Brent Charnley and Maggie Nilan, who own the six-acre Lopez Island Vineyards, opened the “Lopez Island Vineyards Tasting Room” in Eastsound in June.

“These are true local products that are unique in the world,” Brent said. “The flavors of Washington state are different than wines from France or California.”

They have delivered their artisanal wines to Orcas restaurants and other customers every other week for the past four years; now they’re taking it a step further with a storefront presence, hoping to expand awareness of their line in a way that supports their vision of a local foodshed.

“While we could just use a distributor, it’s our attempt at staying connected,” said Maggie. She calls their King apple and Bosc pear combo, harvested from old island orchards, “an island wedding of fruits.”

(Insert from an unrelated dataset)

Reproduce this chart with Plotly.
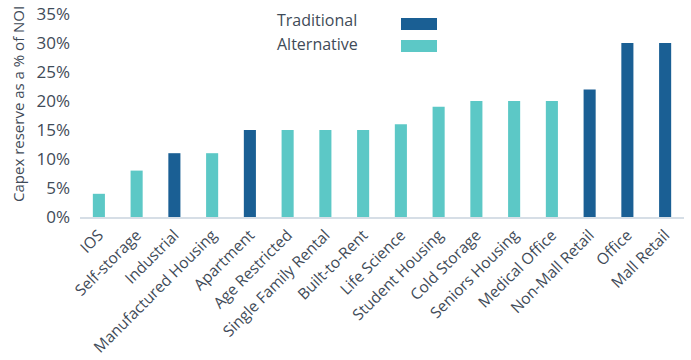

Since the couple has plenty to do back home on Lopez, they have four employees on Orcas who are now cheerfully imbibing wine lore and the particulars of oenology so they can dish up tidbits of viticulture along with sips of mellowed vino.

A visit to the airy tasting room reveals a rustic countertop made from a slab of Lopez fir, supported by antique wine barrels on each end and adorned with rows of gleaming wine glasses, various decanters, and antique glass bottles filled with oyster crackers to cleanse the palate.

A photo album on the counter provides a virtual visit to the vineyard just a ferry ride away: the sun gleams golden through sumptuous clusters of grapes hanging from the vines; a harvesting party works with sticky fingers; sheep and chickens meander through a meadow; and a determined cyclist pedals down a country lane with a box of the vineyard’s bottles of cheer bungeed on the rear.

A map of Washington state wine regions hangs on the wall, a nod to the erudite.

The couple planted their vineyard with cuttings in 1985, began making wine in 1987, and are now celebrating their 25th year in business. They built their winery and bought their first crushing machine in 1992, after years of crushing the grapes entirely by foot – but they still hold annual grape-crushing events where revelers stomp away to the tune of a socca music, accordian or fiddle. When their daughter Sophie was in kindergarten, her whole class enjoyed a crushing party. The winery processes about 35-40 tons of fruit per year and “In a good year, half of that is from our vineyard,” said Brent.

Their red wines are created with grapes purchased from Yakima Valley family farms.

If wine isn’t enough to spur a visit to the tasting room, take heart: for some, the best is yet to come.

Eastsound gourmet chocolatier Kathryn Taylor is currently devising a truffle with a layer of pate de fruit and ganache featuring the vineyard’s oak-aged Malbec wine.